◆ **Record set**
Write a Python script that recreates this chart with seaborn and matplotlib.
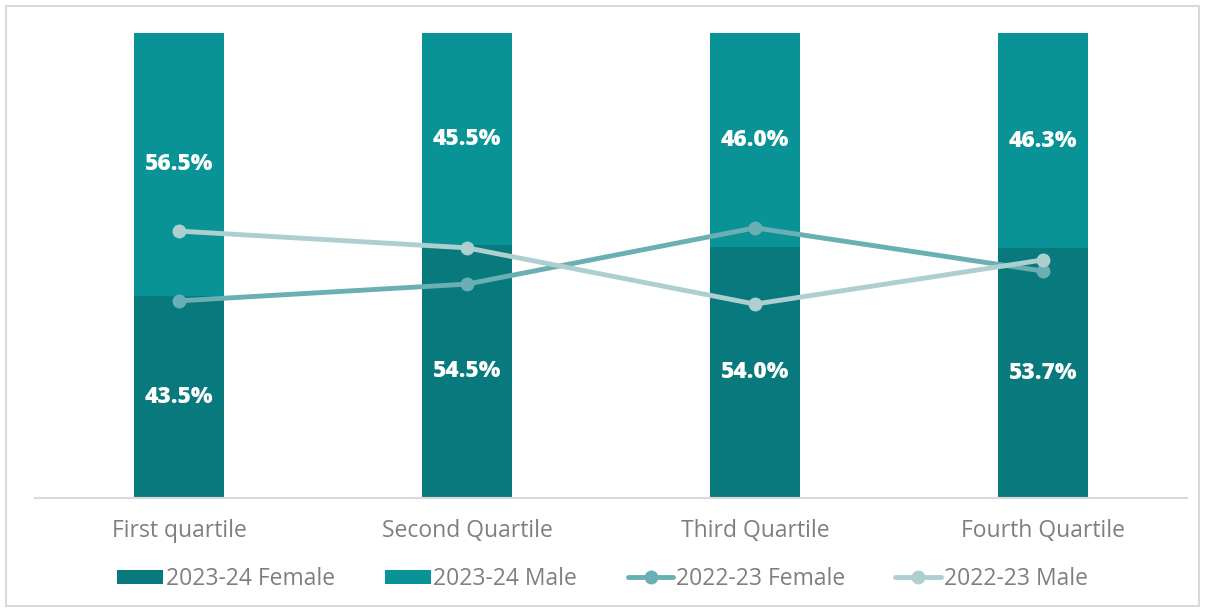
import matplotlib
matplotlib.use("Agg")
import matplotlib.pyplot as plt
import seaborn as sns
import numpy as np
from matplotlib.patches import Rectangle
from matplotlib.lines import Line2D
from matplotlib.patches import Patch

categories = ["First quartile", "Second Quartile", "Third Quartile", "Fourth Quartile"]
female_2324 = [43.5, 54.5, 54.0, 53.7]
male_2324 = [56.5, 45.5, 46.0, 46.3]
female_2223 = [42.4, 46.0, 58.1, 48.8]
male_2223 = [57.4, 53.8, 41.7, 51.2]

c_f = "#087a7d"
c_m = "#0a9396"
c_lf = "#6aafb3"
c_lm = "#aecfd0"
txt = "#7f7f7f"

sns.set_theme(style="white")
plt.rcParams["font.family"] = ["Open Sans", "DejaVu Sans"]

fig = plt.figure(figsize=(12.05, 6.12), dpi=100)
ax = fig.add_axes([35/1205, 1-498/612, (1187-35)/1205, (498-33)/612])

sns.barplot(x=categories, y=female_2324, color=c_f, width=0.3125, ax=ax,
            saturation=1, linewidth=0)
sns.barplot(x=categories, y=male_2324, bottom=female_2324, color=c_m, width=0.3125,
            ax=ax, saturation=1, linewidth=0)

xs = np.arange(len(categories))
sns.lineplot(x=xs, y=female_2223, color=c_lf, lw=3.5, marker="o", markersize=10,
             markeredgewidth=0, ax=ax)
sns.lineplot(x=xs, y=male_2223, color=c_lm, lw=3.5, marker="o", markersize=10,
             markeredgewidth=0, ax=ax)

for i in range(len(categories)):
    ax.text(i, female_2324[i] / 2, f"{female_2324[i]:.1f}%", ha="center", va="center",
            color="white", fontsize=16.5, fontweight="heavy")
    ax.text(i, female_2324[i] + male_2324[i] / 2, f"{male_2324[i]:.1f}%", ha="center",
            va="center", color="white", fontsize=16.5, fontweight="heavy")

ax.set_xlim(-0.5, 3.5)
ax.set_ylim(0, 100)
ax.set_yticks([])
ax.set_xlabel("")
ax.set_ylabel("")
for s in ["top", "left", "right"]:
    ax.spines[s].set_visible(False)
ax.spines["bottom"].set_color("#d9d9d9")
ax.spines["bottom"].set_linewidth(1.5)
ax.tick_params(axis="x", colors=txt, labelsize=16.5, length=0, pad=15)

handles = [
    Patch(facecolor=c_f, edgecolor="none"),
    Patch(facecolor=c_m, edgecolor="none"),
    Line2D([0], [0], color=c_lf, lw=3.5, marker="o", markersize=10, markeredgewidth=0),
    Line2D([0], [0], color=c_lm, lw=3.5, marker="o", markersize=10, markeredgewidth=0),
]
labels = ["2023-24 Female", "2023-24 Male", "2022-23 Female", "2022-23 Male"]
leg = fig.legend(handles, labels, loc="center", bbox_to_anchor=(0.5, 1-579/612), ncol=4,
                 frameon=False, fontsize=16.5, handlelength=2.0, handleheight=0.55,
                 handletextpad=0.1, columnspacing=2.2)
for t in leg.get_texts():
    t.set_color(txt)

fig.patches.append(Rectangle((6/1205, 6/612), 1193/1205, 600/612, transform=fig.transFigure,
                             fill=False, edgecolor="#d9d9d9", lw=1.5))

fig.savefig("out.png", dpi=100)
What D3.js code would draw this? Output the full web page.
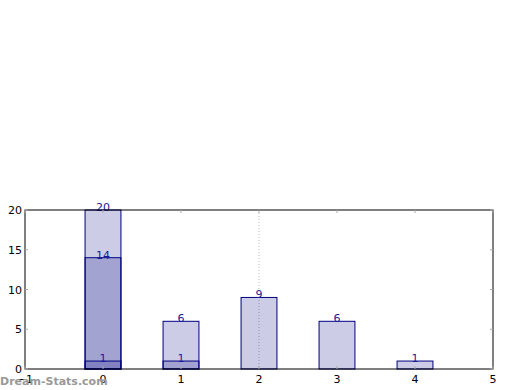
<!DOCTYPE html>
<html>
<head>
<meta charset="utf-8">
<script src="https://cdn.jsdelivr.net/npm/d3@7"></script>
<style>
  body { margin: 0; background: #fff; }
  svg { display: block; font-family: "DejaVu Sans", sans-serif; }
</style>
</head>
<body>
<svg id="chart" width="520" height="390"></svg>
<script>
// data
var xTicks = [-1, 0, 1, 2, 3, 4, 5];
var yTicks = [0, 5, 10, 15, 20];
var totals = [20, 6, 9, 6, 1];
var middle = [14, 1];
var inner = [1];
var positions = [0, 1, 2, 3, 4];

var svg = d3.select("#chart");
var padL = 25, padR = 493, padT = 210, padB = 369;

var x = d3.scaleLinear().domain([-1, 5]).range([padL, padR]);
var y = d3.scaleLinear().domain([0, 20]).range([padB, padT]);
var barW = x(0.46) - x(0);

// dotted guide at x=2
svg.append("line")
    .attr("x1", x(2)).attr("x2", x(2))
    .attr("y1", padT).attr("y2", padB)
    .attr("stroke", "#bbb").attr("stroke-dasharray", "1,2");

function drawBars(vals) {
    svg.append("g").selectAll("rect")
        .data(vals)
        .enter().append("rect")
            .attr("x", function(d, i) { return x(positions[i]) - barW / 2; })
            .attr("y", function(d) { return y(d); })
            .attr("width", barW)
            .attr("height", function(d) { return y(0) - y(d); })
            .attr("fill", "navy")
            .attr("fill-opacity", 0.2)
            .attr("stroke", "navy")
            .attr("stroke-width", 1);
}
drawBars(totals);
drawBars(middle);
drawBars(inner);

function drawLabels(vals) {
    svg.append("g").selectAll("text")
        .data(vals)
        .enter().append("text")
            .text(function(d) { return d; })
            .attr("x", function(d, i) { return x(positions[i]); })
            .attr("y", function(d) { return y(d) + 1; })
            .attr("text-anchor", "middle")
            .attr("font-size", 11)
            .attr("fill", "#1a1a99");
}
drawLabels(totals);
drawLabels(middle);
drawLabels(inner);

// frame
svg.append("rect")
    .attr("x", padL).attr("y", padT)
    .attr("width", padR - padL).attr("height", padB - padT)
    .attr("fill", "none").attr("stroke", "#000");

// ticks
var tickG = svg.append("g").attr("stroke", "#aaa");
xTicks.forEach(function(t) {
    tickG.append("line").attr("x1", x(t)).attr("x2", x(t)).attr("y1", padB).attr("y2", padB - 3);
    tickG.append("line").attr("x1", x(t)).attr("x2", x(t)).attr("y1", padT).attr("y2", padT + 3);
});
yTicks.forEach(function(t) {
    tickG.append("line").attr("x1", padL).attr("x2", padL + 3).attr("y1", y(t)).attr("y2", y(t));
    tickG.append("line").attr("x1", padR).attr("x2", padR - 3).attr("y1", y(t)).attr("y2", y(t));
});

svg.append("g").selectAll("text")
    .data(xTicks)
    .enter().append("text")
        .text(function(d) { return d < 0 ? "\u2212" + (-d) : d; })
        .attr("x", function(d) { return x(d); })
        .attr("y", padB + 14)
        .attr("text-anchor", "middle")
        .attr("font-size", 11);

svg.append("g").selectAll("text")
    .data(yTicks)
    .enter().append("text")
        .text(function(d) { return d; })
        .attr("x", padL - 3)
        .attr("y", function(d) { return y(d) + 4; })
        .attr("text-anchor", "end")
        .attr("font-size", 11);

// watermark
svg.append("text")
    .text("Dream-Stats.com")
    .attr("x", 0).attr("y", 385)
    .attr("font-size", 11)
    .attr("font-weight", "bold")
    .attr("fill", "#999");
</script>
</body>
</html>
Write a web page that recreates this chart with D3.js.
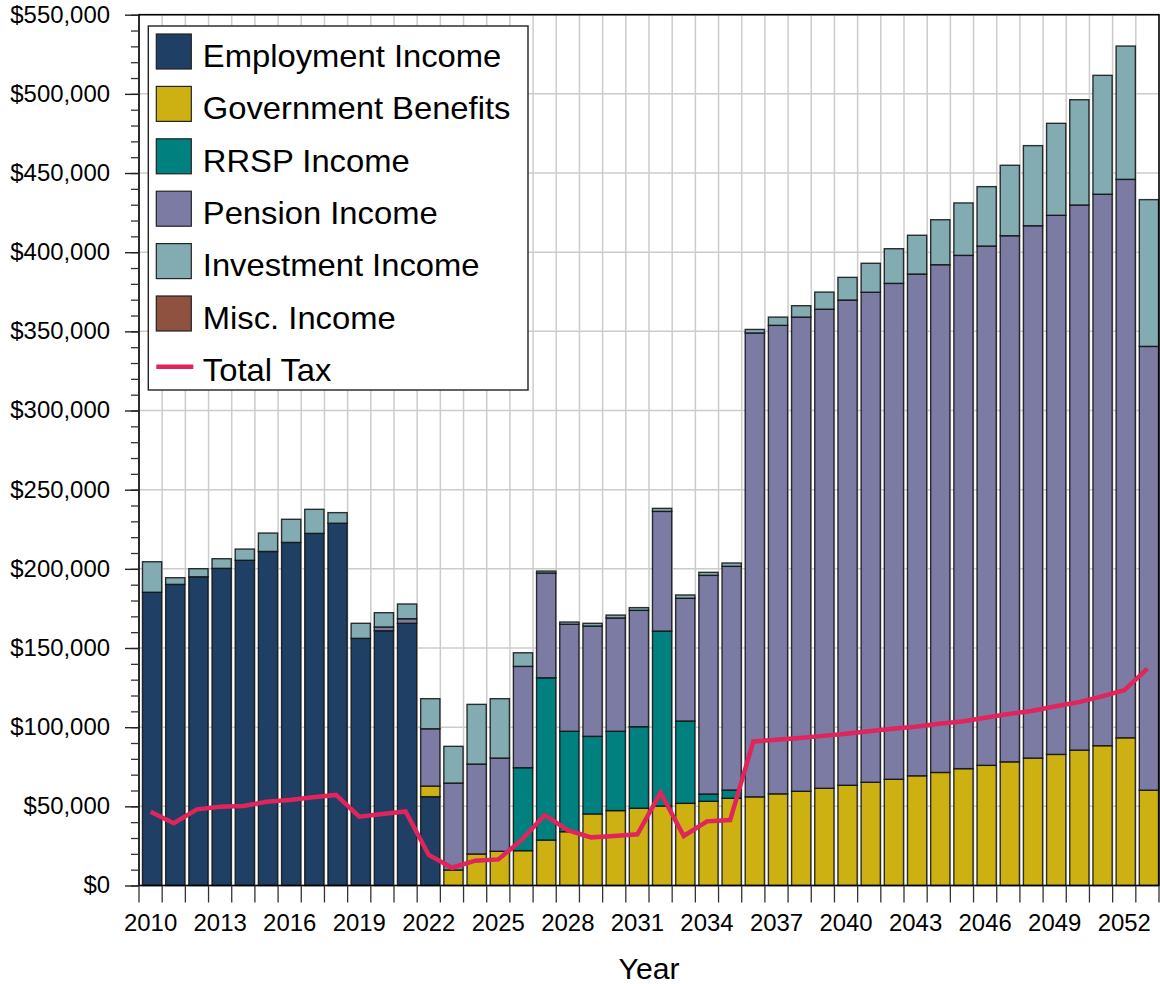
<!DOCTYPE html>
<html>
<head>
<meta charset="utf-8">
<script src="https://cdn.jsdelivr.net/npm/d3@7"></script>
<style>
body{margin:0;background:#fff}
svg{display:block}
text{font-family:"Liberation Sans",Arial,sans-serif;fill:#000}
</style>
</head>
<body>
<div id="chart"></div>
<script>
var years = [2010,2011,2012,2013,2014,2015,2016,2017,2018,2019,2020,2021,2022,2023,2024,2025,2026,2027,2028,2029,2030,2031,
             2032,2033,2034,2035,2036,2037,2038,2039,2040,2041,2042,2043,2044,2045,2046,2047,2048,2049,2050,2051,2052,2053];

var employment = [185200,190200,195000,200300,205400,211000,216700,222400,228800,156100,160900,165600,56100,
                  0,0,0,0,0,0,0,0,0,0,0,0,0,0,0,0,0,0,0,0,0,0,0,0,0,0,0,0,0,0,0];
var government = [0,0,0,0,0,0,0,0,0,0,0,0,
                  6700,9800,19900,21600,22000,28700,34000,45200,47300,48800,50200,51900,53200,55100,56000,57900,
                  59500,61400,63300,65200,67100,69300,71400,73800,75900,78100,80500,82800,85500,88300,93300,60200];
var rrsp = [0,0,0,0,0,0,0,0,0,0,0,0,0,0,0,0,
            52400,102500,63400,49000,50100,51500,110500,52000,4600,5200,
            0,0,0,0,0,0,0,0,0,0,0,0,0,0,0,0,0,0];
var pension = [0,0,0,0,0,0,0,0,0,0,
               2400,2900,36200,54900,56800,58900,64000,66200,67600,69700,71600,73500,75600,77500,138100,141300,
               293000,295900,299500,302600,306500,309500,313200,316900,320700,324200,328000,332300,336200,340500,
               344300,348300,352700,280300];
var investment = [19300,4200,5100,6100,7100,11600,14600,15200,6700,9500,
                  9000,9300,19000,23200,37700,37500,8600,1200,1400,1700,
                  1800,1700,1900,2100,1900,2100,2200,5200,7200,10800,
                  14300,18300,21900,24500,28400,33100,37500,44500,50600,58100,
                  66500,75100,84200,92700];
var misc = [0,0,0,0,0,0,0,0,0,0,0,0,0,0,0,0,0,0,0,0,0,0,0,0,0,0,0,0,0,0,0,0,0,0,0,0,0,0,0,0,0,0,0,0];
var totalTax = [46600,39300,48100,49800,50200,52900,54000,55700,57200,43500,
                45200,46800,19300,11200,15700,16500,28700,44500,35000,30400,
                31300,32300,58600,31300,40500,41300,91000,92000,93100,94500,
                95900,97400,99000,100200,102100,103600,106000,108300,110200,113100,
                115700,119300,123300,137000];

var seriesKeys = ["employment","government","rrsp","pension","investment","misc"];
var seriesNames = ["Employment Income","Government Benefits","RRSP Income","Pension Income","Investment Income","Misc. Income"];
var seriesColors = ["#1f3f64","#cdb012","#00807e","#7b7ba3","#82acb2","#8f5140"];
var taxName = "Total Tax";
var taxColor = "#e0245c";

var yTickValues = [0,50000,100000,150000,200000,250000,300000,350000,400000,450000,500000,550000];
var xLabelYears = [2010,2013,2016,2019,2022,2025,2028,2031,2034,2037,2040,2043,2046,2049,2052];

function start(){
    drawChart();
}

function drawChart(){
    var width = 1160, height = 984;
    var margin = {top: 14.7, right: 1, bottom: 98.5, left: 139};
    var plotW = width - margin.left - margin.right;
    var plotH = height - margin.top - margin.bottom;
    var sx = 1.04; // text in the picture is a touch wider than tall

    var svg = d3.select("#chart").append("svg")
        .attr("width", width)
        .attr("height", height);

    var g = svg.append("g").attr("transform", "translate(" + margin.left + "," + margin.top + ")");

    var table = years.map(function(yr, i){
        return {year: yr, employment: employment[i], government: government[i], rrsp: rrsp[i],
                pension: pension[i], investment: investment[i], misc: misc[i], tax: totalTax[i]};
    });

    var x = d3.scaleBand().domain(years).range([0, plotW]).padding(0);
    var y = d3.scaleLinear().domain([0, 550000]).range([plotH, 0]);
    var bw = x.bandwidth();

    // grid
    g.append("g").selectAll("line")
        .data(yTickValues).enter().append("line")
        .attr("x1", 0).attr("x2", plotW)
        .attr("y1", function(d){ return y(d); })
        .attr("y2", function(d){ return y(d); })
        .style("stroke", "#cccccc").style("stroke-width", 1.5);
    g.append("g").selectAll("line")
        .data(years).enter().append("line")
        .attr("x1", function(d){ return x(d); })
        .attr("x2", function(d){ return x(d); })
        .attr("y1", 0).attr("y2", plotH)
        .style("stroke", "#cccccc").style("stroke-width", 1.5);

    // stacked bars
    var stack = d3.stack().keys(seriesKeys);
    var layers = stack(table);

    g.append("g").selectAll("g")
        .data(layers).enter().append("g")
        .style("fill", function(d, i){ return seriesColors[i]; })
        .selectAll("rect")
        .data(function(d){ return d.filter(function(p){ return p[1] - p[0] > 0; }); })
        .enter().append("rect")
        .attr("x", function(d){ return x(d.data.year) + bw * 0.15; })
        .attr("width", bw * 0.83)
        .attr("y", function(d){ return y(d[1]); })
        .attr("height", function(d){ return y(d[0]) - y(d[1]); })
        .style("stroke", "#111")
        .style("stroke-opacity", 0.85)
        .style("stroke-width", 1.4);

    // tax line
    var line = d3.line()
        .x(function(d){ return x(d.year) + bw / 2; })
        .y(function(d){ return y(d.tax); });
    g.append("path")
        .datum(table)
        .attr("d", line)
        .style("fill", "none")
        .style("stroke", taxColor)
        .style("stroke-width", 4.5)
        .style("stroke-linejoin", "miter");

    // border
    g.append("rect")
        .attr("x", 0).attr("y", 0)
        .attr("width", plotW).attr("height", plotH)
        .style("fill", "none").style("stroke", "#000").style("stroke-width", 1.6);

    // y axis
    var yMinor = g.append("g")
        .call(d3.axisLeft(y).ticks(55).tickSize(8).tickFormat(""));
    yMinor.select(".domain").remove();
    yMinor.selectAll("line").style("stroke", "#333").style("stroke-width", 1.3);

    var yAxis = g.append("g")
        .call(d3.axisLeft(y).tickValues(yTickValues).tickSize(14).tickPadding(0)
              .tickFormat(function(d){ return "$" + d3.format(",")(d); }));
    yAxis.select(".domain").remove();
    yAxis.selectAll("line").style("stroke", "#222").style("stroke-width", 1.4);
    yAxis.selectAll("text")
        .attr("x", -29 / sx)
        .attr("transform", "scale(" + sx + ",1)")
        .style("font-size", "23px")
        .style("fill", "#000");

    // x axis: edge ticks + labels every 3 years
    var xTicks = g.append("g").attr("transform", "translate(0," + plotH + ")");
    xTicks.selectAll("line")
        .data(years.concat(["end"])).enter().append("line")
        .attr("x1", function(d){ return d === "end" ? plotW : x(d); })
        .attr("x2", function(d){ return d === "end" ? plotW : x(d); })
        .attr("y1", 0).attr("y2", 17)
        .style("stroke", "#333").style("stroke-width", 1.3);

    var xAxis = g.append("g")
        .attr("transform", "translate(0," + plotH + ")")
        .call(d3.axisBottom(x).tickValues(xLabelYears).tickSize(0).tickPadding(29));
    xAxis.select(".domain").remove();
    xAxis.selectAll("text")
        .attr("transform", "scale(" + sx + ",1)")
        .style("font-size", "23px")
        .style("fill", "#000");

    svg.append("text")
        .attr("transform", "translate(" + (margin.left + plotW / 2) + ",979) scale(" + sx + ",1)")
        .attr("text-anchor", "middle")
        .style("font-size", "29px")
        .text("Year");

    // legend
    var legend = svg.append("g").attr("transform", "translate(148.3,26)");
    legend.append("rect")
        .attr("width", 379.7).attr("height", 364)
        .style("fill", "#fff").style("stroke", "#222").style("stroke-width", 1.4);

    var rowH = 52.4;
    var items = legend.selectAll("g.item")
        .data(seriesNames).enter().append("g")
        .attr("class", "item")
        .attr("transform", function(d, i){ return "translate(0," + (i * rowH) + ")"; });
    items.append("rect")
        .attr("x", 8).attr("y", 8)
        .attr("width", 35).attr("height", 35)
        .style("fill", function(d, i){ return seriesColors[i]; })
        .style("stroke", "#222").style("stroke-width", 1.2);
    items.append("text")
        .attr("transform", "translate(54.5,40.7) scale(" + sx + ",1)")
        .style("font-size", "31.5px")
        .text(function(d){ return d; });

    var taxItem = legend.append("g").attr("transform", "translate(0," + (6 * rowH) + ")");
    taxItem.append("line")
        .attr("x1", 8).attr("x2", 45)
        .attr("y1", 26.3).attr("y2", 26.3)
        .style("stroke", taxColor).style("stroke-width", 4.5);
    taxItem.append("text")
        .attr("transform", "translate(54.5,40.7) scale(" + sx + ",1)")
        .style("font-size", "31.5px")
        .text(taxName);
}

start();
</script>
</body>
</html>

◆ **Problem to solve**
Filter out all lines lacking the word "recreates" and copy the rest.

◆ **The output**
Write a Python script that recreates this chart with seaborn and matplotlib.
Write a web page that recreates this chart with D3.js.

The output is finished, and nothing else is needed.